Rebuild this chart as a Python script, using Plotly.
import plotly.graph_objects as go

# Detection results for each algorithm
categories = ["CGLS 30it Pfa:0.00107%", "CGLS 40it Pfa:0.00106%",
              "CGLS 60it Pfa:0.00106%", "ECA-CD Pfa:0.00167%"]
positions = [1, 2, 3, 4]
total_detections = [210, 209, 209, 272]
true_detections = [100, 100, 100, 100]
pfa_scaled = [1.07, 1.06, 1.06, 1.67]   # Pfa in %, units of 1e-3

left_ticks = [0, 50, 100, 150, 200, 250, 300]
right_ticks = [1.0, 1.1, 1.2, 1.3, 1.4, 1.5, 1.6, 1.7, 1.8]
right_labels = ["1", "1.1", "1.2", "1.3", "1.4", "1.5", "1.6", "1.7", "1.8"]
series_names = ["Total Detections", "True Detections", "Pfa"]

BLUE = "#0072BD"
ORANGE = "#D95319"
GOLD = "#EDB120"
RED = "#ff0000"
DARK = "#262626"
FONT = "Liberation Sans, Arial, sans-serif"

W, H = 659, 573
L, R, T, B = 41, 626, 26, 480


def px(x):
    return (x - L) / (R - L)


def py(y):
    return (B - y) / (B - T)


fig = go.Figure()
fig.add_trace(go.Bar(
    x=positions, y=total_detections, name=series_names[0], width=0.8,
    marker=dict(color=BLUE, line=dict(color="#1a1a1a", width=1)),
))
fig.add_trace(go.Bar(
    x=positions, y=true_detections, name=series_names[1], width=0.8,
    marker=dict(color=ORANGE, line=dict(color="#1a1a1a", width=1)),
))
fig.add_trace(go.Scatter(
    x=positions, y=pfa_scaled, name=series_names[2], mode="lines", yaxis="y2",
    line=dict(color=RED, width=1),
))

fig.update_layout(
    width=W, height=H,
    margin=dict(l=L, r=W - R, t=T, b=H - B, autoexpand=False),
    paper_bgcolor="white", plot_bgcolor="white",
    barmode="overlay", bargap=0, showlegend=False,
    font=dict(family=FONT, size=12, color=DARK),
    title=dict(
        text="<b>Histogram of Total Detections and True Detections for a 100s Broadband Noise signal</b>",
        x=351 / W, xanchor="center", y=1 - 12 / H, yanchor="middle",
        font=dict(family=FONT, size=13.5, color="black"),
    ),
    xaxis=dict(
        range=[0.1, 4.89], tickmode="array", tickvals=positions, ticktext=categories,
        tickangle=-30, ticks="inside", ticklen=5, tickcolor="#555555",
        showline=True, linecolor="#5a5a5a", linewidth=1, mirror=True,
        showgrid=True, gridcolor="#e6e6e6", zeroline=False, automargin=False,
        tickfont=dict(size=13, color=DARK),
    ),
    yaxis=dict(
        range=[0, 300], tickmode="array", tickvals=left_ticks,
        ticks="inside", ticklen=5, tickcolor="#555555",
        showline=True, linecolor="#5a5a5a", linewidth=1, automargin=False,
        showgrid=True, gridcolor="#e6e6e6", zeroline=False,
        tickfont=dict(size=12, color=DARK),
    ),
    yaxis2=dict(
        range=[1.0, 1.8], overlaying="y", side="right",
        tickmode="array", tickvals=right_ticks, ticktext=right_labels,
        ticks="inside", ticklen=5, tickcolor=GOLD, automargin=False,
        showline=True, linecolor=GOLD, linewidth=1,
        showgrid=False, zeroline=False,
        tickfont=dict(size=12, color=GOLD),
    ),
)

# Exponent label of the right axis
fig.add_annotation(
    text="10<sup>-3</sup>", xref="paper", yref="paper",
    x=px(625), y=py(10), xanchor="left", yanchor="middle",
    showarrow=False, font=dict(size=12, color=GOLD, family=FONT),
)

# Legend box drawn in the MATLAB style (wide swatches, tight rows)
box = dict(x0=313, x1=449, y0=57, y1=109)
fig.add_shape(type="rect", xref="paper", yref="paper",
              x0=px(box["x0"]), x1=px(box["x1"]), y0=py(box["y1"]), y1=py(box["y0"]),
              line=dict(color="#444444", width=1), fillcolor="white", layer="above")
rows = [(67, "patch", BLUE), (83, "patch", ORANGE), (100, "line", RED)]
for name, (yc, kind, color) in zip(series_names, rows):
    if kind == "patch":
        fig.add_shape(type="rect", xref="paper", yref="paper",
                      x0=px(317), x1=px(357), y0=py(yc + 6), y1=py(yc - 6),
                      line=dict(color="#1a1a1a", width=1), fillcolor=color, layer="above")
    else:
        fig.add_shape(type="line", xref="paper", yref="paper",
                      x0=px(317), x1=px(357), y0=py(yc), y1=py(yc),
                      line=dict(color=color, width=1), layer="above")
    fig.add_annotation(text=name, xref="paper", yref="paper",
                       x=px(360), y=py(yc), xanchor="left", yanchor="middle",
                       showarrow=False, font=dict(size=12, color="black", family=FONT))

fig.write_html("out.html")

————————

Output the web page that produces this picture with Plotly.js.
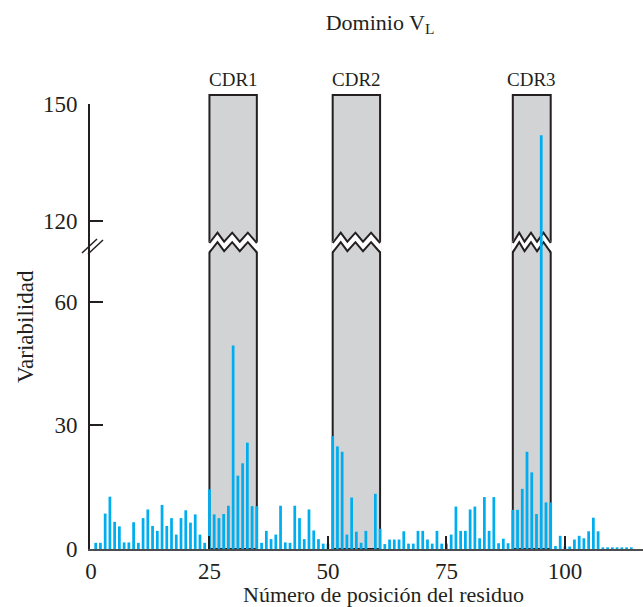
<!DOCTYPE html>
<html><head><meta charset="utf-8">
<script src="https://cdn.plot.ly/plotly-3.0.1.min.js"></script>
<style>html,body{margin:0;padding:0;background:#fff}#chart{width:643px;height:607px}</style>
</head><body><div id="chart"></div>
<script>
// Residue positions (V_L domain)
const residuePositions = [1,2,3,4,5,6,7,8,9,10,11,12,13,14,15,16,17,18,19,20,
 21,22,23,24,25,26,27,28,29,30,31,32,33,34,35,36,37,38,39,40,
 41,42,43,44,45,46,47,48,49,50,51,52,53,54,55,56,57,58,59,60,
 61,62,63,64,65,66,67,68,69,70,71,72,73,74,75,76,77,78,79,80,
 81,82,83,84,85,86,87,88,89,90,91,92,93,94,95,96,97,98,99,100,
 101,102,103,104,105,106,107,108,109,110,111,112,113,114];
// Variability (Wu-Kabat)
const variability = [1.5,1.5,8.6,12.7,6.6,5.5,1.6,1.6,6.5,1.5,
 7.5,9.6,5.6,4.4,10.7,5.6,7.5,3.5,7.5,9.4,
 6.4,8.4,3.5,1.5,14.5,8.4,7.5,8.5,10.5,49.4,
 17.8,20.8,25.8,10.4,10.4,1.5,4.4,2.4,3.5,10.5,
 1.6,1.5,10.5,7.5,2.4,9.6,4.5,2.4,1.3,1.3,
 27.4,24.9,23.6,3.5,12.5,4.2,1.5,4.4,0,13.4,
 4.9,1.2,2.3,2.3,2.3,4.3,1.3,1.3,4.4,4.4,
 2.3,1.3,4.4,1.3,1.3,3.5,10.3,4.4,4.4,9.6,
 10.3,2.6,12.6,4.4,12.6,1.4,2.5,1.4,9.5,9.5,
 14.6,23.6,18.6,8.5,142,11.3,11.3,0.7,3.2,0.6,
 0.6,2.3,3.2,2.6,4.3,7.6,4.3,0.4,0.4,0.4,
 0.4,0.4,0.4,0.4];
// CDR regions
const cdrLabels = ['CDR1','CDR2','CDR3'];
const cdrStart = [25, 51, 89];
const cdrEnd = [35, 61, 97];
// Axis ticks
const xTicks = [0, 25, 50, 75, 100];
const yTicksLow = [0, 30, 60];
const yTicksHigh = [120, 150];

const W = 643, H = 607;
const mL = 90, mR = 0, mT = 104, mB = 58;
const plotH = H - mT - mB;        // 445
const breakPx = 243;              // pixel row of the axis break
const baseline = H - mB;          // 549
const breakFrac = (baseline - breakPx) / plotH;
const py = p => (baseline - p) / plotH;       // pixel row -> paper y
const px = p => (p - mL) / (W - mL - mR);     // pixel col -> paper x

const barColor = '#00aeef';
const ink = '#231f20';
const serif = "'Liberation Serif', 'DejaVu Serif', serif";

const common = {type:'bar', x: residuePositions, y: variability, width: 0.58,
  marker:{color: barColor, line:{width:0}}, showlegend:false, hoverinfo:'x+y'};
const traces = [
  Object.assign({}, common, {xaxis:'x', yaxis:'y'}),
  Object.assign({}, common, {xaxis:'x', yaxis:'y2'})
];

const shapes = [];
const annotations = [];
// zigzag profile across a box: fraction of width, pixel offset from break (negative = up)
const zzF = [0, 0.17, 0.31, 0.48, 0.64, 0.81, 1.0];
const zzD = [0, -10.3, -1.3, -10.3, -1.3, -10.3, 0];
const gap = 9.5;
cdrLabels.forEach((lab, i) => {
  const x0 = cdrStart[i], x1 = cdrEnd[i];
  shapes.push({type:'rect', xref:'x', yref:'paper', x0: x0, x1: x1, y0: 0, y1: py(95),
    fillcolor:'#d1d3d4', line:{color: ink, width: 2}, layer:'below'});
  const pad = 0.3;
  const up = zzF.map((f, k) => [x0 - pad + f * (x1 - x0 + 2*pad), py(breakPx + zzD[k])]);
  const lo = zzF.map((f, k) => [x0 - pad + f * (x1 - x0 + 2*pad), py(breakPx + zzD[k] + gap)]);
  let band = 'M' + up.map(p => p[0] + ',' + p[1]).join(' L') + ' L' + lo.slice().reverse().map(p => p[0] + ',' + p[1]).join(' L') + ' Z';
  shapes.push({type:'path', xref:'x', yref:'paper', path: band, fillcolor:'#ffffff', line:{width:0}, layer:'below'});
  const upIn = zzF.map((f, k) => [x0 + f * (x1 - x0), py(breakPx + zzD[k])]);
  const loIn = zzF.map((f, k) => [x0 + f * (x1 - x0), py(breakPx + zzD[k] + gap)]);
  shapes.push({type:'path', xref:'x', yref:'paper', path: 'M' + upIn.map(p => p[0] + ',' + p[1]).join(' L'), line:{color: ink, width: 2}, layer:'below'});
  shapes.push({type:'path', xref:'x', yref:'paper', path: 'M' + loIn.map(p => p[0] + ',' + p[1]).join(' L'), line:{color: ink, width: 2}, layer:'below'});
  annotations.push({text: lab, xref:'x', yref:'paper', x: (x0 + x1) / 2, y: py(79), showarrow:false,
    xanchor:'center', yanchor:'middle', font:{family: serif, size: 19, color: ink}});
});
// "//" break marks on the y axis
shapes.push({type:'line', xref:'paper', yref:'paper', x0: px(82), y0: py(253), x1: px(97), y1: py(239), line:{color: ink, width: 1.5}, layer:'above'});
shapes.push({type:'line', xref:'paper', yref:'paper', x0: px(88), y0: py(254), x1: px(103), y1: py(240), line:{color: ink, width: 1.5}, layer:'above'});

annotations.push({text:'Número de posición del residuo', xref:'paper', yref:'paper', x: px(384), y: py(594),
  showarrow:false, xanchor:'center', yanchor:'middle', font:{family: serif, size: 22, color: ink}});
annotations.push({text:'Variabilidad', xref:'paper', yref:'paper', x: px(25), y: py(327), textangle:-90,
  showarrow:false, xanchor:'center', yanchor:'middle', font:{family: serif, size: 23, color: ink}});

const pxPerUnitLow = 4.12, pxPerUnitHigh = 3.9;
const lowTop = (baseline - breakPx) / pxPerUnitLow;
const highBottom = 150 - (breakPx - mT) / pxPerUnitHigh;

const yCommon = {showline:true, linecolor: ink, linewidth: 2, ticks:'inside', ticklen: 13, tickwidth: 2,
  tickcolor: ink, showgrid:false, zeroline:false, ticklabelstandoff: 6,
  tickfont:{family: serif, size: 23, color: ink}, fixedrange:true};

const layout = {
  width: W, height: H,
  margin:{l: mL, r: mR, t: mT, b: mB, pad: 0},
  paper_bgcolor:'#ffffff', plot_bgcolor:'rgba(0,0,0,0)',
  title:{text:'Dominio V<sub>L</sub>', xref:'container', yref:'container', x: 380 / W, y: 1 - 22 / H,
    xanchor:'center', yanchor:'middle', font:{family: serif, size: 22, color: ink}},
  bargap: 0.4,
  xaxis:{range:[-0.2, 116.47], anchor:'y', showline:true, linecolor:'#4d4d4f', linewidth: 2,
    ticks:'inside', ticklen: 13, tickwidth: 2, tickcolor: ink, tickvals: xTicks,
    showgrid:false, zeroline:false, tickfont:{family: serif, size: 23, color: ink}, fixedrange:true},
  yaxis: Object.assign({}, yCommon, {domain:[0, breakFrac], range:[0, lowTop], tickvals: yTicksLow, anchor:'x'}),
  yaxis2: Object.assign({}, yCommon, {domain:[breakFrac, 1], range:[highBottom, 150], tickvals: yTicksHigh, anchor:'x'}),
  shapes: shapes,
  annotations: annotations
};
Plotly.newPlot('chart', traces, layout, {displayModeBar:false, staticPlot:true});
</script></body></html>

————————

Within the material above, extract exactly the lines that start at the line containing "Rebuild this chart" and stop after the line containing "return (B - y) / (B - T)", and only those.

Rebuild this chart as a Python script, using Plotly.
import plotly.graph_objects as go

# Detection results for each algorithm
categories = ["CGLS 30it Pfa:0.00107%", "CGLS 40it Pfa:0.00106%",
              "CGLS 60it Pfa:0.00106%", "ECA-CD Pfa:0.00167%"]
positions = [1, 2, 3, 4]
total_detections = [210, 209, 209, 272]
true_detections = [100, 100, 100, 100]
pfa_scaled = [1.07, 1.06, 1.06, 1.67]   # Pfa in %, units of 1e-3

left_ticks = [0, 50, 100, 150, 200, 250, 300]
right_ticks = [1.0, 1.1, 1.2, 1.3, 1.4, 1.5, 1.6, 1.7, 1.8]
right_labels = ["1", "1.1", "1.2", "1.3", "1.4", "1.5", "1.6", "1.7", "1.8"]
series_names = ["Total Detections", "True Detections", "Pfa"]

BLUE = "#0072BD"
ORANGE = "#D95319"
GOLD = "#EDB120"
RED = "#ff0000"
DARK = "#262626"
FONT = "Liberation Sans, Arial, sans-serif"

W, H = 659, 573
L, R, T, B = 41, 626, 26, 480


def px(x):
    return (x - L) / (R - L)


def py(y):
    return (B - y) / (B - T)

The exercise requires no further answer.